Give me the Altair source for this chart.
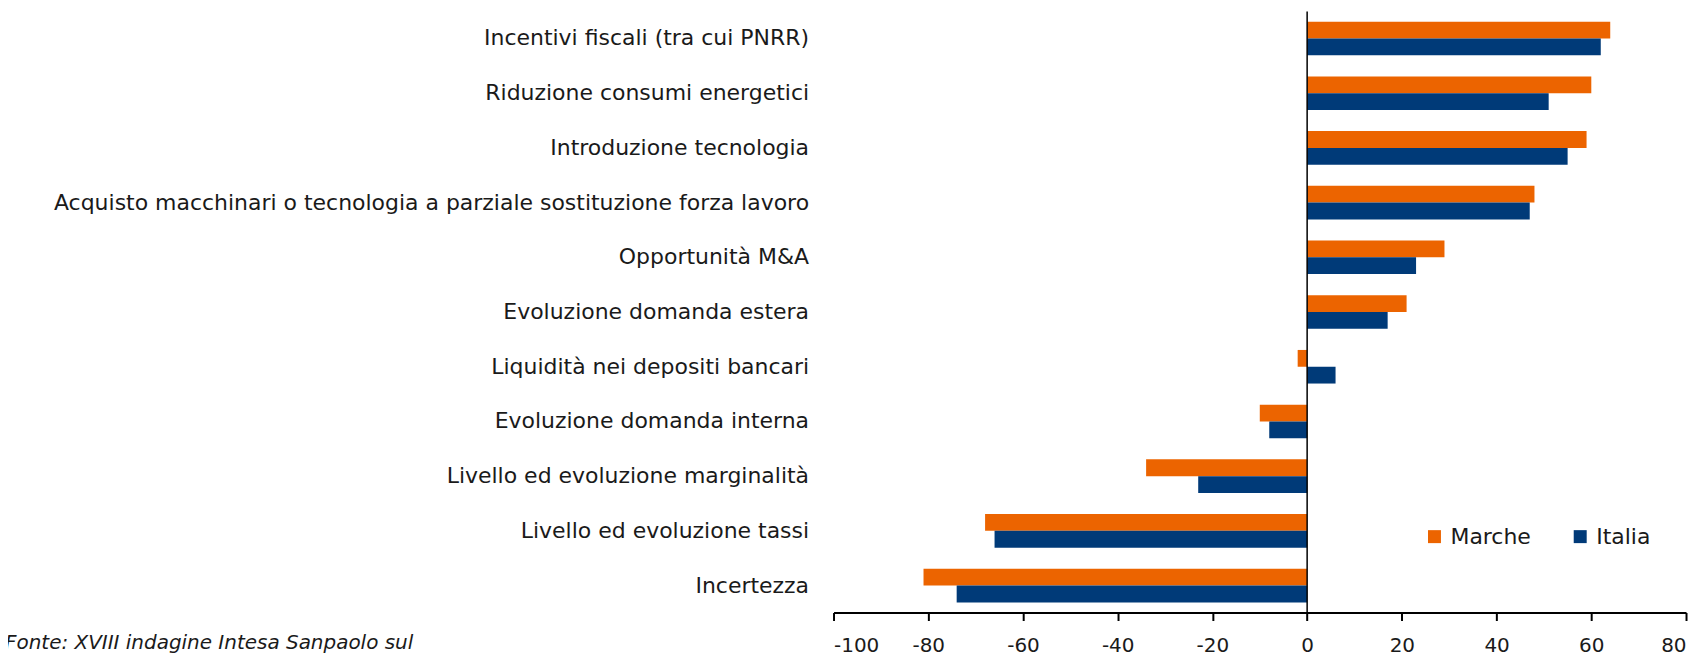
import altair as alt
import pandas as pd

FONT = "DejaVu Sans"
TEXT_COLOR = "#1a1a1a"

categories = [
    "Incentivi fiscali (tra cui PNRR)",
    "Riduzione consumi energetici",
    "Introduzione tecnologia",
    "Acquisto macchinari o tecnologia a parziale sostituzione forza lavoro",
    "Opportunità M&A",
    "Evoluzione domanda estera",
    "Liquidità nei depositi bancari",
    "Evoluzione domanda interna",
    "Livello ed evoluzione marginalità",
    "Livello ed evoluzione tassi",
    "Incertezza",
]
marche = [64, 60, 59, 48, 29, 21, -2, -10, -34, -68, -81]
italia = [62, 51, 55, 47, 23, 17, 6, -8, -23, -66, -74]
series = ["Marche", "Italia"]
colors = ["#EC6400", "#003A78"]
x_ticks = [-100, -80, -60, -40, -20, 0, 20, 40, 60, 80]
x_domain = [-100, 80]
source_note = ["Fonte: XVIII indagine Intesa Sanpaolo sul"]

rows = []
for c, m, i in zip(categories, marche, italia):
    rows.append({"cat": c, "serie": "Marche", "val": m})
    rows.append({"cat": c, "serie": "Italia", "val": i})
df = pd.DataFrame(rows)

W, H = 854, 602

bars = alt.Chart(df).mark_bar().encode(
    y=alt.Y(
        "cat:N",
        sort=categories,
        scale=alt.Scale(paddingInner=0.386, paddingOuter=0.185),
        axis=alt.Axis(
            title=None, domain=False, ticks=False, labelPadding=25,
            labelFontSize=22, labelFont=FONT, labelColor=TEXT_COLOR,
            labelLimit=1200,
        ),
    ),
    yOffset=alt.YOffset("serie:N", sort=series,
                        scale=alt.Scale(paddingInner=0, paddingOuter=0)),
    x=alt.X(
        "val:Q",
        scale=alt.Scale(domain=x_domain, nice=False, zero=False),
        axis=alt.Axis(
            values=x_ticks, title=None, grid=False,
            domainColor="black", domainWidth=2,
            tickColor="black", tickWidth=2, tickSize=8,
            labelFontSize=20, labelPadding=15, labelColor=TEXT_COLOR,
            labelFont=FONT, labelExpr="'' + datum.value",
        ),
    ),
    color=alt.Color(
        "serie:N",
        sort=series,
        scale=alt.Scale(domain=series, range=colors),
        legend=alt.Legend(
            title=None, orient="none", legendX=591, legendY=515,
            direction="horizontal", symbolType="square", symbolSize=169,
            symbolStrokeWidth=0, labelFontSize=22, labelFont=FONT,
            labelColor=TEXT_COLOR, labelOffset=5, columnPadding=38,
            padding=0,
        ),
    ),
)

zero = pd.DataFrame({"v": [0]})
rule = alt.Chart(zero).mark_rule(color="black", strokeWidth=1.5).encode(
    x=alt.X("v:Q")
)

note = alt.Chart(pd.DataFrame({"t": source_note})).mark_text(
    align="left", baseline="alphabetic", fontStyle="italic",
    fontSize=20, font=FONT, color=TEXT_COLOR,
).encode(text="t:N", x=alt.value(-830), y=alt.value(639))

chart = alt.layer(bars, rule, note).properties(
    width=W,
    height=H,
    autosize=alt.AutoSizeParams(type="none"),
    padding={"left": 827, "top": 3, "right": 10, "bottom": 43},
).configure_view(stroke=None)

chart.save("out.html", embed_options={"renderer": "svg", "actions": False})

-------------------------

* PROBLEM DESCRIPTION
Look at the listing and set down only the lines from its start through the line with "W, H = 854, 602", word for word and without pictures.

* SOLUTION TO THIS PROBLEM
Give me the Altair source for this chart.
import altair as alt
import pandas as pd

FONT = "DejaVu Sans"
TEXT_COLOR = "#1a1a1a"

categories = [
    "Incentivi fiscali (tra cui PNRR)",
    "Riduzione consumi energetici",
    "Introduzione tecnologia",
    "Acquisto macchinari o tecnologia a parziale sostituzione forza lavoro",
    "Opportunità M&A",
    "Evoluzione domanda estera",
    "Liquidità nei depositi bancari",
    "Evoluzione domanda interna",
    "Livello ed evoluzione marginalità",
    "Livello ed evoluzione tassi",
    "Incertezza",
]
marche = [64, 60, 59, 48, 29, 21, -2, -10, -34, -68, -81]
italia = [62, 51, 55, 47, 23, 17, 6, -8, -23, -66, -74]
series = ["Marche", "Italia"]
colors = ["#EC6400", "#003A78"]
x_ticks = [-100, -80, -60, -40, -20, 0, 20, 40, 60, 80]
x_domain = [-100, 80]
source_note = ["Fonte: XVIII indagine Intesa Sanpaolo sul"]

rows = []
for c, m, i in zip(categories, marche, italia):
    rows.append({"cat": c, "serie": "Marche", "val": m})
    rows.append({"cat": c, "serie": "Italia", "val": i})
df = pd.DataFrame(rows)

W, H = 854, 602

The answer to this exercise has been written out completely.